Restano dunque esclusi i contratti di collaborazione con coloro che percepiscono una pensione di vecchiaia e che fino al 24 giugno 2015 potevano stipulare, legittimamente, contratti di collaborazione privi del “progetto”.
Dette collaborazioni erano “generalmente” considerate quasi esenti da eventuali controlli degli organi di vigilanza per il solo fatto che erano stipulati con pensionati che non potevano essere equiparati, a tutti gli effetti, a lavoratori “ordinari”.
Anche se poi nella realtà non era proprio così, tanto che la stessa Corte di Cassazione, in una recente sentenza (sentenza n. 4346 del 4 marzo 2015), aveva affermato come i rapporti di collaborazione effettuati con ex dipendenti, ora titolari di pensione, devono essere ricondotti nell’ambito dei rapporti di lavoro subordinato quand’anche l’attività lavorativa sia formalizzata per affiancare altri lavoratori neoassunti con funzioni di addestramento e formazione, ma che nello svolgimento pratico, la prestazione venga caratterizzata dalle medesime attività previste nel precedente rapporto di lavoro subordinato, su cui si aggiungeva marginalmente la specifica di addestramento e formazione nei confronti dei lavoratori più giovani.

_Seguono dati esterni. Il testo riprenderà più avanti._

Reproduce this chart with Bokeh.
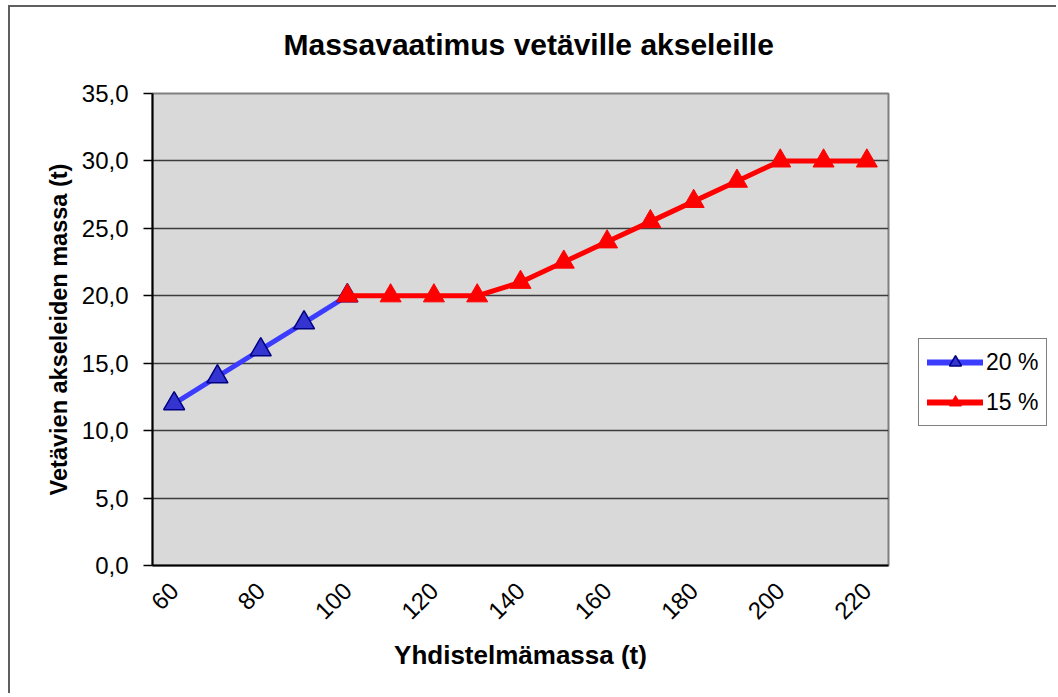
from bokeh.plotting import figure
from bokeh.layouts import row
from bokeh.models import Range1d, FixedTicker, Legend, LegendItem, Title
from bokeh.embed import file_html
from bokeh.resources import INLINE
import math

# ---- data ----
mass_20 = [60, 70, 80, 90, 100]
req_20 = [12.0, 14.0, 16.0, 18.0, 20.0]
mass_15 = [100, 110, 120, 130, 140, 150, 160, 170, 180, 190, 200, 210, 220]
req_15 = [20.0, 20.0, 20.0, 20.0, 21.0, 22.5, 24.0, 25.5, 27.0, 28.5, 30.0, 30.0, 30.0]
x_ticks = [60, 80, 100, 120, 140, 160, 180, 200, 220]
y_ticks = [0, 5, 10, 15, 20, 25, 30, 35]
y_tick_labels = ["0,0", "5,0", "10,0", "15,0", "20,0", "25,0", "30,0", "35,0"]
series_names = ["20 %", "15 %"]
title_text = "Massavaatimus vetäville akseleille"
x_title = "Yhdistelmämassa (t)"
y_title = "Vetävien akseleiden massa (t)"

FONT = "Liberation Sans"
BLUE_LINE = "#3C3CFF"
BLUE_FILL = "#3434D0"
BLUE_EDGE = "#000080"
RED = "#FF0000"
H = 686

p = figure(width=900, height=H, output_backend="svg", toolbar_location=None,
           x_range=Range1d(55, 225), y_range=Range1d(0, 35),
           min_border_left=142, min_border_right=22,
           min_border_top=86, min_border_bottom=128)

p.background_fill_color = "#D9D9D9"
p.border_fill_color = "white"
p.outline_line_color = "#808080"
p.outline_line_width = 2

# spacer between title and frame (closest to frame)
p.add_layout(Title(text=" ", text_font_size="1px", standoff=20), "above")

# title
p.title.text = title_text
p.title.align = "left"
p.title.offset = 131
p.title.standoff = 20
p.title.text_font = FONT
p.title.text_font_size = "30px"
p.title.text_font_style = "bold"
p.title.text_color = "black"

# axes
xa = p.xaxis[0]
xa.ticker = FixedTicker(ticks=x_ticks)
xa.major_label_orientation = math.pi / 4
xa.major_tick_out = 0
xa.major_tick_in = 0
xa.minor_tick_out = 0
xa.minor_tick_in = 0
xa.major_label_standoff = 21
xa.major_label_text_font = FONT
xa.major_label_text_font_size = "24px"
xa.major_label_text_color = "black"
xa.axis_line_color = "black"
xa.axis_line_width = 2
xa.axis_label = x_title
xa.axis_label_text_font = FONT
xa.axis_label_text_font_size = "26px"
xa.axis_label_text_font_style = "bold"
xa.axis_label_text_color = "black"
xa.axis_label_standoff = 10

ya = p.yaxis[0]
ya.ticker = FixedTicker(ticks=y_ticks)
ya.major_label_overrides = {t: lab for t, lab in zip(y_ticks, y_tick_labels)}
ya.major_tick_out = 9
ya.major_tick_in = 0
ya.minor_tick_out = 0
ya.minor_tick_in = 0
ya.major_tick_line_color = "black"
ya.major_tick_line_width = 1.5
ya.major_label_standoff = 15
ya.major_label_text_font = FONT
ya.major_label_text_font_size = "24px"
ya.major_label_text_color = "black"
ya.axis_line_color = "black"
ya.axis_line_width = 2
ya.axis_label = y_title
ya.axis_label_text_font = FONT
ya.axis_label_text_font_size = "23.5px"
ya.axis_label_text_font_style = "bold"
ya.axis_label_text_color = "black"
ya.axis_label_standoff = 7

p.xgrid.visible = False
p.ygrid.ticker = FixedTicker(ticks=y_ticks[1:-1])
p.ygrid.grid_line_color = "#3c3c3c"
p.ygrid.grid_line_width = 1.5

# series
p.line(mass_20, req_20, line_color=BLUE_LINE, line_width=5)
p.scatter(mass_20, req_20, marker="triangle", size=21,
          fill_color=BLUE_FILL, line_color=BLUE_EDGE, line_width=1.5)
p.line(mass_15, req_15, line_color=RED, line_width=5)
p.scatter(mass_15, req_15, marker="triangle", size=21,
          fill_color=RED, line_color=RED, line_width=1)

# legend panel (separate canvas to the right of the chart)
q = figure(width=146, height=H, output_backend="svg", toolbar_location=None,
           x_range=Range1d(0, 1), y_range=Range1d(0, 1),
           x_axis_location=None, y_axis_location=None,
           min_border_left=0, min_border_right=0, min_border_top=0, min_border_bottom=0)
q.grid.visible = False
q.outline_line_color = None
q.background_fill_color = "white"
q.border_fill_color = "white"
# legend proxies: same series data, lying outside this panel's visible range
ql20 = q.line(mass_20, req_20, line_color=BLUE_LINE, line_width=6, line_cap="round")
qs20 = q.scatter(mass_20, req_20, marker="triangle", size=18,
                 fill_color=BLUE_FILL, line_color=BLUE_EDGE, line_width=1.5)
ql15 = q.line(mass_15, req_15, line_color=RED, line_width=6, line_cap="round")
qs15 = q.scatter(mass_15, req_15, marker="triangle", size=19,
                 fill_color=RED, line_color=RED, line_width=1)

legend = Legend(items=[LegendItem(label=series_names[0], renderers=[ql20, qs20]),
                       LegendItem(label=series_names[1], renderers=[ql15, qs15])],
                location=(8, 139))
legend.glyph_width = 56
legend.glyph_height = 30
legend.spacing = 10
legend.padding = 8
legend.margin = 0
legend.label_standoff = 3
legend.label_text_font = FONT
legend.label_text_font_size = "23px"
legend.label_text_color = "black"
legend.border_line_color = "black"
legend.border_line_width = 1.5
legend.background_fill_color = "white"
legend.background_fill_alpha = 1
q.add_layout(legend)

layout = row(p, q, styles={"margin-left": "8px", "margin-top": "5px",
                           "border-left": "2px solid #5f5f5f",
                           "border-top": "2px solid #5f5f5f"})

open("out.html", "w").write(file_html(layout, INLINE))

I giudici della Suprema Corte, in questa occasione hanno ribadito, ancora una volta, gli elementi distintivi della subordinazione che non devono essere presenti nelle collaborazioni, al fine di risultare esenti da eventuali disconoscimenti ispettivi. Questi sono: la continuità temporale delle prestazioni, il rispetto di un orario predeterminato, la corresponsione di una retribuzione fissa e prestabilita, l’assenza di rischio in capo al lavoratore ed il coordinamento dell’attività lavorativa con l’assetto organizzativo datoriale, oltre – logicamente – agli elementi classici della subordinazione che sono il potere direttivo, organizzativo e disciplinare ed il controllo datoriale.

In definitiva, proprio prendendo spunto dalla sentenza suindicata, le collaborazioni con pensionati, siano essi di anzianità o di vecchiaia, si può ad oggi affermare che sono ammissibili esclusivamente se non presentano questi indici e se rispettano le indicazioni che la legge e la prassi amministrativa hanno evidenziato essere fondamentali per questa tipologia contrattuale.

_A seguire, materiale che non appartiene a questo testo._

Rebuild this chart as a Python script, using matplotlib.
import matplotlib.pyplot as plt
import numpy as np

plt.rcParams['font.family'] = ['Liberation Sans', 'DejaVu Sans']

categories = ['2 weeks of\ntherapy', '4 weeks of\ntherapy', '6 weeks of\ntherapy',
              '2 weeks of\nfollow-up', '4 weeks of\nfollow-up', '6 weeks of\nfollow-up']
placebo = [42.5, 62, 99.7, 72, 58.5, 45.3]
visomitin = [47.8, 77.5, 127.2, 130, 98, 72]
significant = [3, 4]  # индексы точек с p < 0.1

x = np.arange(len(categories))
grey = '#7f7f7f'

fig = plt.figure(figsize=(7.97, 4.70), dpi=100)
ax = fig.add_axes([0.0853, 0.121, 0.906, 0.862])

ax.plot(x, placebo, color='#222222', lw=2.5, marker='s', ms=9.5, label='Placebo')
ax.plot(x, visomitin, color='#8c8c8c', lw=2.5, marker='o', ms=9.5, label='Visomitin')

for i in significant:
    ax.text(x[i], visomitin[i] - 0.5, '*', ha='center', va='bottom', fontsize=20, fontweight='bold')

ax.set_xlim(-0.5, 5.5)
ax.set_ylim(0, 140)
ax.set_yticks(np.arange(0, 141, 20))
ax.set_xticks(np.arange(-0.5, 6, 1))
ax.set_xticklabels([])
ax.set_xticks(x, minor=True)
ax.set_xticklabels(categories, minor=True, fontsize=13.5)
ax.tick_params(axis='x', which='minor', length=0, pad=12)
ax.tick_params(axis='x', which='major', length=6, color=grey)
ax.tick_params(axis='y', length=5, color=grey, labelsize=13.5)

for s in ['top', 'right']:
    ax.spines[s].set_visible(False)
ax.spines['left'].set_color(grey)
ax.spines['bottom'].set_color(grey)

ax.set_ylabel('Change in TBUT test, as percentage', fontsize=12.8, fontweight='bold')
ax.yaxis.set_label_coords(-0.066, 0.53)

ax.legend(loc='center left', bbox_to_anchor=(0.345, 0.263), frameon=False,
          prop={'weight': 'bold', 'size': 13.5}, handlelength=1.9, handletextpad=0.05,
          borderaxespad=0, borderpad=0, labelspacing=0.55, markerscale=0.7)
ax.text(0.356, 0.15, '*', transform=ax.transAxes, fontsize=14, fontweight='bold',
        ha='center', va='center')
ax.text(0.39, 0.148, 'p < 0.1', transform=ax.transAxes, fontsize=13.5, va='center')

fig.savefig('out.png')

Detto questo, nulla vieta che si possa stipulare un genuino rapporto di collaborazione (co.co.co.) con un pensionato di vecchiaia; l’importante è che l’attività lavorativa sia effettivamente idonea ad evidenziare quelle caratteristiche proprie dell’autonomia gestionale che sono alla base della collaborazione parasubordinata.
Il nostro suggerimento è quello di  sottoporre l’eventuale contratto di collaborazione, alla certificazione della commissione appositamente istitutita c/o le direzioni territoriali del lavoro per ottenere un ufficiale riconoscimento della genuinità del contratto.